Ray Dalio and Tim Geithner on an End of the Cycle World

At today’s Delivering Alpha conference, CNBC’s Andrew Ross Sorkin poses the following question to Dalio and Geithner: Where is the economy and what is a realistic U.S. growth rate?

Delivering Alpha - Season 2016

DELIVERING ALPHA -- Pictured: (l-r) CNBC’s Andrew Ross Sorkin moderates The Alpha Exchange panel with Ray Dalio, Founder, Chairman and Co-Chief Investment Officer, Bridgewater Associates, and Timothy Geithner, Former United States Secretary of the Treasury, at the 6th annual CNBC Institutional Investor Delivering Alpha Conference on Tuesday, September 13, 2016 at the Pierre Hotel in New York -- (Photo by: Heidi Gutman/CNBC)

CNBC/Heidi Gutman/CNBC

An unlikely pair of long-term financial thinkers offered a surprisingly similar, if generally grim view of the economic present and future at Delivering Alpha 2016. Ray Dalio, founder of the largest hedge fund in the world, Westport, Connecticut–based Bridgewater, joined Tim Geithner, the former Obama Treasury Secretary and New York Fed chief during the financial crisis, to wrestle with the question posed by CNBC’s Andrew Ross Sorkin: Where is the economy and what is a realistic U.S. growth rate?

The result was a fascinating contrast of personalities and experiences — the ruminative and occasionally impenetrable hedge funder Dalio, and the preternaturally young-looking, tightly wound technocrat Geithner. The pair were eerily aligned, particularly in the view that the near-term future would be seriously challenging.

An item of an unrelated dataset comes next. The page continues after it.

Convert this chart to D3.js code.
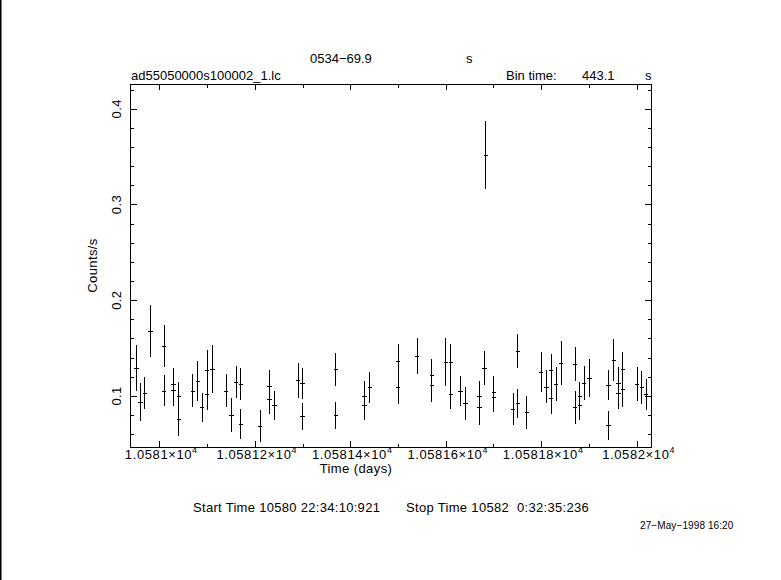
<!DOCTYPE html>
<html>
<head>
<meta charset="utf-8">
<script src="https://cdn.jsdelivr.net/npm/d3@7"></script>
<style>
  html, body { margin: 0; padding: 0; background: #fff; }
  svg { display: block; }
  text { font-family: "Liberation Sans", Arial, sans-serif; fill: #000; white-space: pre; }
</style>
</head>
<body>
<svg id="chart" width="781" height="580"></svg>
<script>
// ---- data (time in days, rate in counts/s, symmetric 1-sigma error) ----
const times = [
  10580.951, 10580.960, 10580.969, 10580.981, 10581.009, 10581.009, 10581.029, 10581.029,
  10581.040, 10581.040, 10581.069, 10581.080, 10581.089, 10581.099, 10581.099, 10581.110,
  10581.139, 10581.150, 10581.160, 10581.170, 10581.170, 10581.210, 10581.230, 10581.230,
  10581.240, 10581.290, 10581.299, 10581.299, 10581.369, 10581.369, 10581.429, 10581.429,
  10581.440, 10581.499, 10581.499, 10581.539, 10581.570, 10581.570, 10581.599, 10581.610,
  10581.610, 10581.630, 10581.640, 10581.670, 10581.670, 10581.680, 10581.683, 10581.700,
  10581.700, 10581.740, 10581.750, 10581.750, 10581.769, 10581.799, 10581.810, 10581.820,
  10581.820, 10581.830, 10581.841, 10581.870, 10581.870, 10581.880, 10581.880, 10581.889,
  10581.900, 10581.940, 10581.940, 10581.951, 10581.961, 10581.961, 10581.970, 10581.970,
  10582.000, 10582.010, 10582.019
];
const rates = [
  0.1288, 0.0933, 0.1030, 0.1678, 0.1518, 0.1054, 0.1124, 0.1062,
  0.0996, 0.0759, 0.1054, 0.1156, 0.0881, 0.1267, 0.1017, 0.1278,
  0.1054, 0.0800, 0.1145, 0.1124, 0.0706, 0.0685, 0.1107, 0.0968,
  0.0902, 0.1163, 0.1132, 0.0787, 0.1278, 0.0797, 0.0996, 0.0902,
  0.1090, 0.1362, 0.1090, 0.1414, 0.1215, 0.1111, 0.1354, 0.1354,
  0.1020, 0.1051, 0.0923, 0.0996, 0.0881, 0.1292, 0.3517, 0.1038,
  0.0989, 0.0863, 0.1469, 0.0923, 0.0829, 0.1250, 0.1098, 0.1271,
  0.0975, 0.1124, 0.1347, 0.1333, 0.0881, 0.0999, 0.0905, 0.1135,
  0.1187, 0.1114, 0.0693, 0.1372, 0.1132, 0.1027, 0.1281, 0.1069,
  0.1124, 0.1090, 0.1017
];
const errors = [
  0.024, 0.020, 0.017, 0.027, 0.022, 0.016, 0.017, 0.017,
  0.015, 0.018, 0.017, 0.021, 0.015, 0.021, 0.016, 0.025,
  0.017, 0.018, 0.017, 0.017, 0.016, 0.017, 0.016, 0.016,
  0.015, 0.018, 0.016, 0.014, 0.017, 0.014, 0.016, 0.015,
  0.016, 0.018, 0.017, 0.019, 0.017, 0.017, 0.025, 0.019,
  0.016, 0.016, 0.017, 0.016, 0.018, 0.018, 0.036, 0.017,
  0.016, 0.017, 0.018, 0.015, 0.017, 0.021, 0.017, 0.017,
  0.016, 0.018, 0.023, 0.018, 0.017, 0.015, 0.016, 0.018,
  0.020, 0.016, 0.015, 0.022, 0.017, 0.016, 0.018, 0.019,
  0.018, 0.017, 0.016
];
const binTimeSec = 443.1;

const xMajorTicks = [10581.0, 10581.2, 10581.4, 10581.6, 10581.8, 10582.0];
const xTickLabels = ["1.0581", "1.05812", "1.05814", "1.05816", "1.05818", "1.0582"];
const xMinorTicks = [10581.1, 10581.3, 10581.5, 10581.7, 10581.9];
const yMajorTicks = [0.1, 0.2, 0.3, 0.4];
const yTickLabels = ["0.1", "0.2", "0.3", "0.4"];
const yMinorTicks = [0.06, 0.08, 0.12, 0.14, 0.16, 0.18, 0.22, 0.24, 0.26, 0.28, 0.32, 0.34, 0.36, 0.38, 0.42];

const titleText = "0534\u221269.9";
const fileText = "ad55050000s100002_1.lc";

// ---- layout ----
const L = 130.5, R = 651, T = 84, B = 447;
const svg = d3.select("#chart");

const x = d3.scaleLinear().domain([10580.9397, 10582.0300]).range([L, R]);
const y = d3.scaleLinear().domain([0.0466, 0.4259]).range([B, T]);

// left edge black line
svg.append("rect").attr("x", 0).attr("y", 0).attr("width", 1.5).attr("height", 580).attr("fill", "#000");

// frame
svg.append("rect")
  .attr("x", L).attr("y", T).attr("width", R - L).attr("height", B - T)
  .attr("fill", "none").attr("stroke", "#000").attr("stroke-width", 1)
  .attr("shape-rendering", "crispEdges");

const g = svg.append("g").attr("stroke", "#000").attr("stroke-width", 1).attr("shape-rendering", "crispEdges");
const MAJ = 6, MIN = 3.5;

function xt(vals, len) {
  g.selectAll(null).data(vals).enter().append("line")
    .attr("x1", d => Math.round(x(d)) + 0.5).attr("x2", d => Math.round(x(d)) + 0.5)
    .attr("y1", B).attr("y2", B - len);
  g.selectAll(null).data(vals).enter().append("line")
    .attr("x1", d => Math.round(x(d)) + 0.5).attr("x2", d => Math.round(x(d)) + 0.5)
    .attr("y1", T).attr("y2", T + len);
}
xt(xMajorTicks, MAJ); xt(xMinorTicks, MIN);

function yt(vals, len) {
  g.selectAll(null).data(vals).enter().append("line")
    .attr("y1", d => Math.round(y(d)) + 0.5).attr("y2", d => Math.round(y(d)) + 0.5)
    .attr("x1", L).attr("x2", L + len);
  g.selectAll(null).data(vals).enter().append("line")
    .attr("y1", d => Math.round(y(d)) + 0.5).attr("y2", d => Math.round(y(d)) + 0.5)
    .attr("x1", R).attr("x2", R - len);
}
yt(yMajorTicks, MAJ); yt(yMinorTicks.filter(v => y(v) > T && y(v) < B), MIN);

// x tick labels
const xl = svg.selectAll(".xl").data(xMajorTicks).enter().append("text")
  .attr("class", "xl")
  .attr("x", d => x(d) + 2)
  .attr("y", 459)
  .attr("text-anchor", "middle")
  .attr("font-size", 13)
  .attr("letter-spacing", 0.6);
xl.append("tspan").text((d, i) => xTickLabels[i] + "\u00d710");
xl.append("tspan").attr("dy", -6).attr("font-size", 9).text("4");

// y tick labels (rotated)
svg.selectAll(".yl").data(yMajorTicks).enter().append("text")
  .attr("class", "yl")
  .attr("transform", d => `translate(121,${y(d)}) rotate(-90)`)
  .attr("text-anchor", "middle")
  .attr("font-size", 13)
  .attr("letter-spacing", 0.4)
  .text((d, i) => yTickLabels[i]);

// axis titles
svg.append("text").attr("transform", `translate(97,${(T + B) / 2}) rotate(-90)`)
  .attr("text-anchor", "middle").attr("font-size", 13).attr("letter-spacing", 0.4).text("Counts/s");
svg.append("text").attr("x", 356).attr("y", 473).attr("text-anchor", "middle")
  .attr("font-size", 13).attr("letter-spacing", 0.4).text("Time (days)");

// header texts
svg.append("text").attr("x", 310).attr("y", 63).attr("font-size", 13).text(titleText);
svg.append("text").attr("x", 466).attr("y", 63).attr("font-size", 13).text("s");
svg.append("text").attr("x", 131).attr("y", 80).attr("font-size", 13).text(fileText);
svg.append("text").attr("x", 506).attr("y", 80).attr("font-size", 13).text("Bin time:");
svg.append("text").attr("x", 582).attr("y", 80).attr("font-size", 13).text(String(binTimeSec));
svg.append("text").attr("x", 645).attr("y", 80).attr("font-size", 13).text("s");

// footer texts
svg.append("text").attr("x", 193).attr("y", 512).attr("font-size", 13).attr("letter-spacing", 0.3)
  .text("Start Time 10580 22:34:10:921");
svg.append("text").attr("x", 406).attr("y", 512).attr("font-size", 13).attr("letter-spacing", 0.32)
  .text("Stop Time 10582  0:32:35:236");
svg.append("text").attr("x", 640).attr("y", 529).attr("font-size", 10).attr("letter-spacing", 0.1)
  .text("27\u2212May\u22121998 16:20");

// data: error bars + bin-width ticks
const data = times.map((t, i) => ({ t, v: rates[i], e: errors[i] }));
const halfBin = binTimeSec / 86400 / 2;
const pts = svg.append("g").attr("stroke", "#000").attr("stroke-width", 1).attr("shape-rendering", "crispEdges");
pts.selectAll(".eb").data(data).enter().append("line")
  .attr("x1", d => Math.round(x(d.t)) + 0.5).attr("x2", d => Math.round(x(d.t)) + 0.5)
  .attr("y1", d => y(d.v + d.e)).attr("y2", d => y(d.v - d.e));
pts.selectAll(".bw").data(data).enter().append("line")
  .attr("x1", d => x(d.t - halfBin) - 0.5).attr("x2", d => x(d.t + halfBin) + 1.5)
  .attr("y1", d => Math.round(y(d.v)) + 0.5).attr("y2", d => Math.round(y(d.v)) + 0.5);
</script>
</body>
</html>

Dalio, who pegged real GDP growth at the current 1.5 to 2 percent, answered that question by arguing that we’re clearly at a place where it has become much more difficult to squeeze out larger gains from the debt cycle. He laid out a cascading series of real limits: to economic stimulus, to alleviate the wealth gap, to continue to lower interest rates, to generate benefits from quantitative easing. Dalio suggested that Japan is furthest along in this dynamic, followed by Europe, then the United States, then China. Historically, he compared this period to 1935, after the Crash of 1929 and the Depression, when, as he noted, the phrase “pushing on a string” was invented. He linked those economic constraints to the rise of populism, nationalism and income inequality as a global phenomenon.

That said, Dalio did not think it wise for the Federal Reserve to raise rates now. “The risk,” he said, “is all on the downside. We’ve never been in a world like this before.”

Geithner saw a similar period of lower GDP growth. He touched on lower rates of productivity dragging down growth, but “the scariest thing,” he said, “is the politics,” notably a “scary erosion of the pragmatic center,” perhaps a gesture in the direction of Donald Trump. Geithner, now president of Warburg Pincus, denied that the system is incapable of producing better outcomes, particularly since policymakers remain so far from the frontier in terms of policy, in part because of the difficult politics. On the upside, Geithner noted, corporation have been able to raise a large amount of capital very cheaply, and the financial reforms after the crash, while messy and imperfect, still has brought a measure of safety and stability to the financial system.

Sorkin then sent them on a tour around the world. On Europe, Geithner offered the hope that the members of the euro zone would react to the Brexit crisis by taking the necessary steps to hold the euro zone together, much as they did during the financial crisis. On China, Dalio sketched out four great tasks facing China’s leaders: a debt restructuring, an economic restructuring, capital market restructuring and balance of payments issues. Can they do it? “If you get to know the [Chinese] leadership you find that they are very capable. Geithner agreed, adding that the Chinese leadership has “degrees of freedom that are the envy of the rest of the world,” in an economic system dominated by the state and banks. “They have a lot of tools.”

Sorkin did not let Dalio go until he commented about recent controversies over the “radically transparent” culture of Bridgewater. “This is an unusual culture,” he said. “Some people hate it; others could never work anywhere else.”